Como se anticipaba desde años, hace algunos días se concretó el destape de Ricardo Salinas Pliego entrando oficialmente a la arena político-electoral, con la mira puesta, probablemente, en una candidatura presidencial en 2030. En un escenario donde la oposición partidista sigue sin recuperarse desde 2018, el empresario anunció la creación del Movimiento Anticorrupción y Anticrimen (MAAC), que buscará posicionarse como un “frente opositor al gobierno actual”, al que calificó de “comunista” (sic) y corrupto.
Su lema, “Vida, propiedad y libertad”, refleja la inspiración en los lugares comunes que utiliza la ultraderecha articulada en la Conservative Political Action Conference (CPAC), foro global del conservadurismo contemporáneo. Allí confluyen un discurso de nacionalismo y defensa del supuesto “libre mercado”, con símbolos religiosos y una “guerra cultural” contra las ideas progresistas y los derechos humanos. Todo ello está presente en la narrativa política de Salinas Pliego.

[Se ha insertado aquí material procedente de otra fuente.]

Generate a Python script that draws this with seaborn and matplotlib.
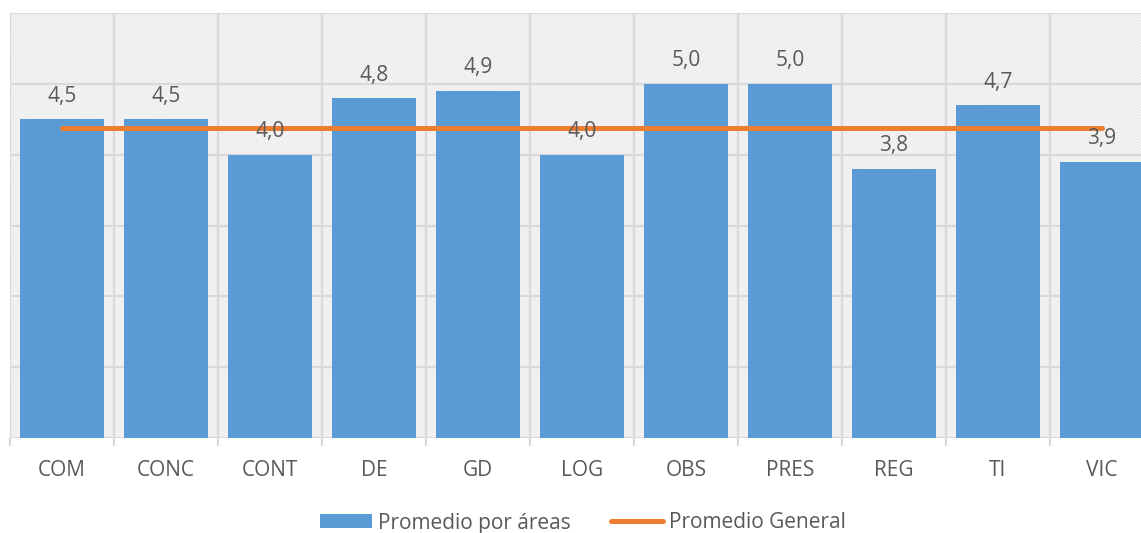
import matplotlib
matplotlib.use('Agg')
import matplotlib.pyplot as plt
import seaborn as sns
from matplotlib.patches import Rectangle
from matplotlib.lines import Line2D
from matplotlib.patches import Patch

areas = ['COM', 'CONC', 'CONT', 'DE', 'GD', 'LOG', 'OBS', 'PRES', 'REG', 'TI', 'VIC']
promedio_areas = [4.5, 4.5, 4.0, 4.8, 4.9, 4.0, 5.0, 5.0, 3.8, 4.7, 3.9]
promedio_general = [4.37] * len(areas)

azul = '#5B9BD5'
naranja = '#ED7D31'
gris = '#595959'
rejilla = '#D9D9D9'

sns.set_style('white')
plt.rcParams['font.family'] = ['Open Sans', 'DejaVu Sans']
plt.rcParams['hatch.linewidth'] = 0.9

fig = plt.figure(figsize=(11.41, 5.33), dpi=100)
ax = fig.add_axes([10 / 1141, 95 / 533, 1144 / 1141, 425 / 533])

# fondo rayado
ax.add_patch(Rectangle((0, 0), 1, 1, transform=ax.transAxes, facecolor='white',
                       edgecolor='#E8E8E8', hatch='\\' * 12, lw=0, zorder=0))

for y in range(0, 7):
    ax.axhline(y, color=rejilla, lw=1.6, zorder=1)
for i in range(len(areas) + 1):
    ax.axvline(i - 0.5, color=rejilla, lw=1.6, zorder=1)

sns.barplot(x=areas, y=promedio_areas, color=azul, width=0.81, saturation=1,
            linewidth=0, ax=ax, zorder=2)
ax.bar_label(ax.containers[0], labels=[f'{v:.1f}'.replace('.', ',') for v in promedio_areas],
             padding=9, fontsize=15, color=gris, zorder=5)

sns.lineplot(x=list(range(len(areas))), y=promedio_general, color=naranja, lw=3.6,
             ax=ax, zorder=3, solid_capstyle='round')

ax.set_xlim(-0.5, len(areas) - 0.5)
ax.set_ylim(0, 6)
ax.set_yticks([])
ax.set_xticks([i - 0.5 for i in range(len(areas) + 1)], minor=True)
ax.tick_params(axis='x', which='minor', length=6, width=1.6, color=rejilla, bottom=True)
ax.tick_params(axis='x', which='major', length=0, pad=16, labelsize=15, labelcolor=gris)
ax.set_xlabel('')
ax.set_ylabel('')
for s in ax.spines.values():
    s.set_visible(False)

handles = [Patch(facecolor=azul, edgecolor='none'),
           Line2D([0], [0], color=naranja, lw=3.6, solid_capstyle='round')]
fig.legend(handles, ['Promedio por áreas', 'Promedio General'], loc='center',
           bbox_to_anchor=(583 / 1141, 1 - 523 / 533), ncol=2, frameon=False,
           fontsize=15, labelcolor=gris, handlelength=2.5, handleheight=0.62,
           columnspacing=1.9, handletextpad=0.3)

fig.savefig('out.png', dpi=100)
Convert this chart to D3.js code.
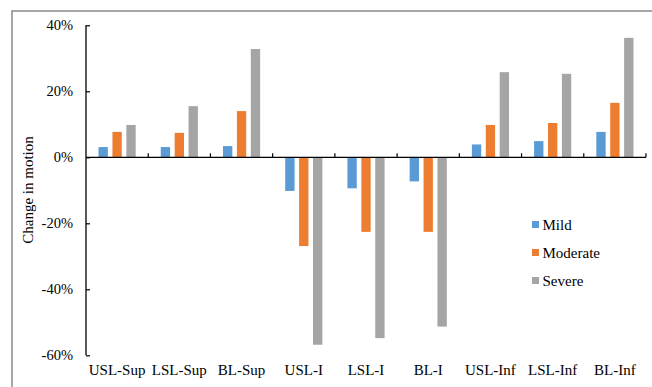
<!DOCTYPE html>
<html>
<head>
<meta charset="utf-8">
<script src="https://cdn.jsdelivr.net/npm/d3@7"></script>
<style>
  body { margin: 0; background: #fff; }
  svg text { font-family: "Liberation Serif", "Times New Roman", serif !important; fill: #000; }
</style>
</head>
<body>
<div id="chart"></div>
<script>
// data (change in motion, %)
const categories = ["USL-Sup", "LSL-Sup", "BL-Sup", "USL-I", "LSL-I", "BL-I", "USL-Inf", "LSL-Inf", "BL-Inf"];
const series = ["Mild", "Moderate", "Severe"];
const mild     = [3.1, 3.1, 3.4, -10.2, -9.4, -7.3, 3.9, 4.9, 7.7];
const moderate = [7.7, 7.4, 14.0, -26.9, -22.6, -22.6, 9.8, 10.4, 16.5];
const severe   = [9.8, 15.5, 32.8, -56.8, -54.8, -51.3, 25.8, 25.3, 36.2];
const yTicks = [-60, -40, -20, 0, 20, 40];
const colors = ["#5B9BD5", "#ED7D31", "#A5A5A5"];

const values = [mild, moderate, severe];
const serif = "'Liberation Serif', 'Times New Roman', serif";

const width = 652, height = 387;

const svg = d3.select("#chart")
    .append("svg")
    .attr("width", width)
    .attr("height", height)
    .attr("font-family", serif);

// outer frame
svg.append("rect")
    .attr("x", 12)
    .attr("y", 11)
    .attr("width", 700)
    .attr("height", 500)
    .attr("fill", "none")
    .attr("stroke", "#8a8a8a")
    .attr("stroke-width", 1.5);

// scales
const xScale = d3.scaleBand()
    .domain(categories)
    .range([86, 646]);

const yScale = d3.scaleLinear()
    .domain([-60, 40])
    .range([355.3, 25.3]);

const bw = xScale.bandwidth();
const barW = bw * 0.15;
const step = bw * 0.2235;

// bars
series.forEach((s, i) => {
    svg.append("g")
        .selectAll("rect")
        .data(values[i])
        .join("rect")
            .attr("x", (d, j) => xScale(categories[j]) + bw / 2 + (i - 1) * step - barW / 2)
            .attr("y", d => yScale(Math.max(0, d)))
            .attr("width", barW)
            .attr("height", d => Math.abs(yScale(d) - yScale(0)))
            .attr("fill", colors[i]);
});

// y axis
const yAxis = d3.axisLeft(yScale)
    .tickValues(yTicks)
    .tickSize(-4)
    .tickPadding(13)
    .tickFormat(d => Math.round(d) + "%");

const yG = svg.append("g")
    .attr("transform", "translate(86,0)")
    .call(yAxis)
    .attr("font-family", serif);
yG.select(".domain").attr("d", `M0,${yScale(-60)}V${yScale(40)}`).attr("stroke", "#000").attr("stroke-width", 1.3);
yG.selectAll(".tick line").attr("stroke", "#000").attr("stroke-width", 1.2);
yG.selectAll("text")
    .attr("font-size", "14.5px")
    .style("font-family", serif);

// zero line with category boundary ticks
const zeroY = yScale(0);
svg.append("line")
    .attr("x1", 86).attr("x2", 646)
    .attr("y1", zeroY).attr("y2", zeroY)
    .attr("stroke", "#000")
    .attr("stroke-width", 1.3);

const bounds = categories.map(c => xScale(c) + bw);
svg.append("g")
    .selectAll("line")
    .data(bounds)
    .join("line")
        .attr("x1", d => d).attr("x2", d => d)
        .attr("y1", zeroY).attr("y2", zeroY - 4)
        .attr("stroke", "#000")
        .attr("stroke-width", 1.2);

// category labels along the bottom
svg.append("g")
    .selectAll("text")
    .data(categories)
    .join("text")
        .attr("x", d => xScale(d) + bw / 2)
        .attr("y", 375)
        .attr("text-anchor", "middle")
        .attr("font-size", "15px")
        .style("font-family", serif)
        .text(d => d);

// y axis title
svg.append("text")
    .attr("transform", "translate(33,190) rotate(-90)")
    .attr("text-anchor", "middle")
    .attr("font-size", "15px")
    .style("font-family", serif)
    .text("Change in motion");

// legend
const legend = svg.append("g")
    .selectAll("g")
    .data(series)
    .join("g")
        .attr("transform", (d, i) => `translate(532,${221 + i * 28})`);

legend.append("rect")
    .attr("width", 7)
    .attr("height", 7)
    .attr("fill", (d, i) => colors[i]);

legend.append("text")
    .attr("x", 10.5)
    .attr("y", 9.3)
    .attr("font-size", "15px")
    .style("font-family", serif)
    .text(d => d);
</script>
</body>
</html>
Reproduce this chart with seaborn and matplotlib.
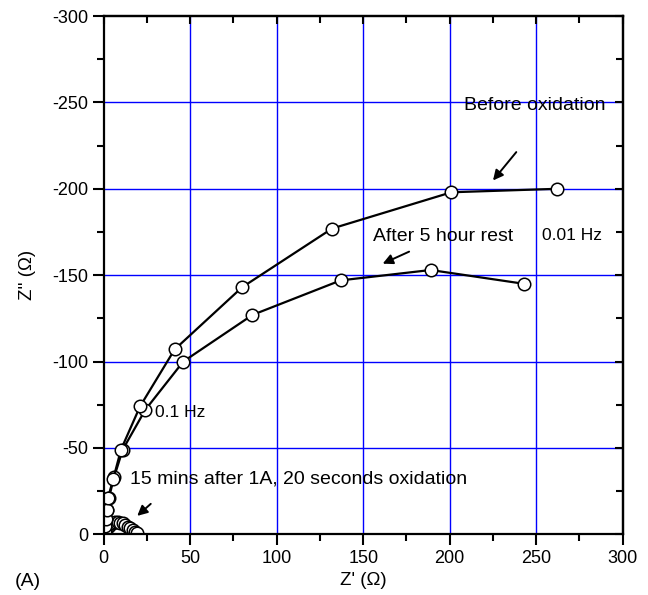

No hay que confundirnos: a escala mundial, la irrupción del empresariado en política electoral es parte de una estrategia de las élites económicas para asaltar las instituciones democráticas y distorsionarlas en su beneficio. Con un discurso que combina retórica conservadora y libertaria, promueven el desdén por lo público y por el Estado (aunque buscan controlar su poder), mientras rechazan cualquier política redistributiva, todo envuelto en la defensa de la supuesta narrativa meritocrática.
Desde una perspectiva democrática, que un multimillonario aspire a dirigir el país resulta profundamente problemático: el riesgo es que gobierne para los intereses de una pequeña élite en detrimento del bienestar de la mayoría. Basta recordar el caso de Trump, quien transformó la Casa Blanca en escaparate de corporaciones privadas —como lo fue su promoción a Tesla, antes de enemistarse con Elon Musk.
Aun así, quizá lo más preocupante sea la insistencia de Salinas Pliego en exaltar la narrativa meritocrática. Durante años ha repetido que “todas las personas pueden salir adelante con su propio esfuerzo” y que él es un ejemplo vivo del funcionamiento del sistema meritocrático. En un foro de ultraderecha en Argentina llegó a decir: “Los zurdos no pueden ver a alguien que tiene éxito (…) piensan que merecen más de lo que tienen y es horrible ver un tipo que le va bien en la vida. Y esa envidia no la pueden manejar. Del lado zurdo, el malo, está la envidia y el autoritarismo. Del lado “bueno”, está la verdad, libertad, el esfuerzo premiado y la prosperidad para todos”.
Más recientemente pasó de negar ser un “nepobaby” a reivindicar su origen familiar multimillonario: “¿Yo que culpa tengo de que sus papás hayan sido unos huevones y no les hayan heredado nada?”, publicó en un tuit). Lo que omite en esa narrativa es que parte de su fortuna está basada en concesiones estatales, como la privatización de TV Azteca y la distribución, mediante su Banco Azteca, del dinero de programas sociales los primeros años del sexenio pasado.
Ni siquiera hay espacio suficiente para revisar a fondo casos como el “Chiquihuitazo” (cuando según reportes un comando armado tomó las instalaciones de la televisora CNI Canal 40 para sustituir su señal con la de Tv Azteca), las presuntas denuncias de explotación laboral en empresas del Grupo Salinas, o los $74,000,000,000 pesos en impuestos adeudados, sin contar los siete mil millones de pesos condonados hasta 2016, según datos desclasificados por Fundar.
En síntesis: privilegios heredados, compadrazgo con gobiernos, despojo, explotación e incumplimiento en el pago de impuestos se camuflan bajo la bandera de la meritocracia. Y quienes los cuestionan son tachados de envidiosos y resentidos. Esa parece ser la representación política de la ultraderecha mexicana. Y ahí radica el verdadero peligro de que logre acceder al poder.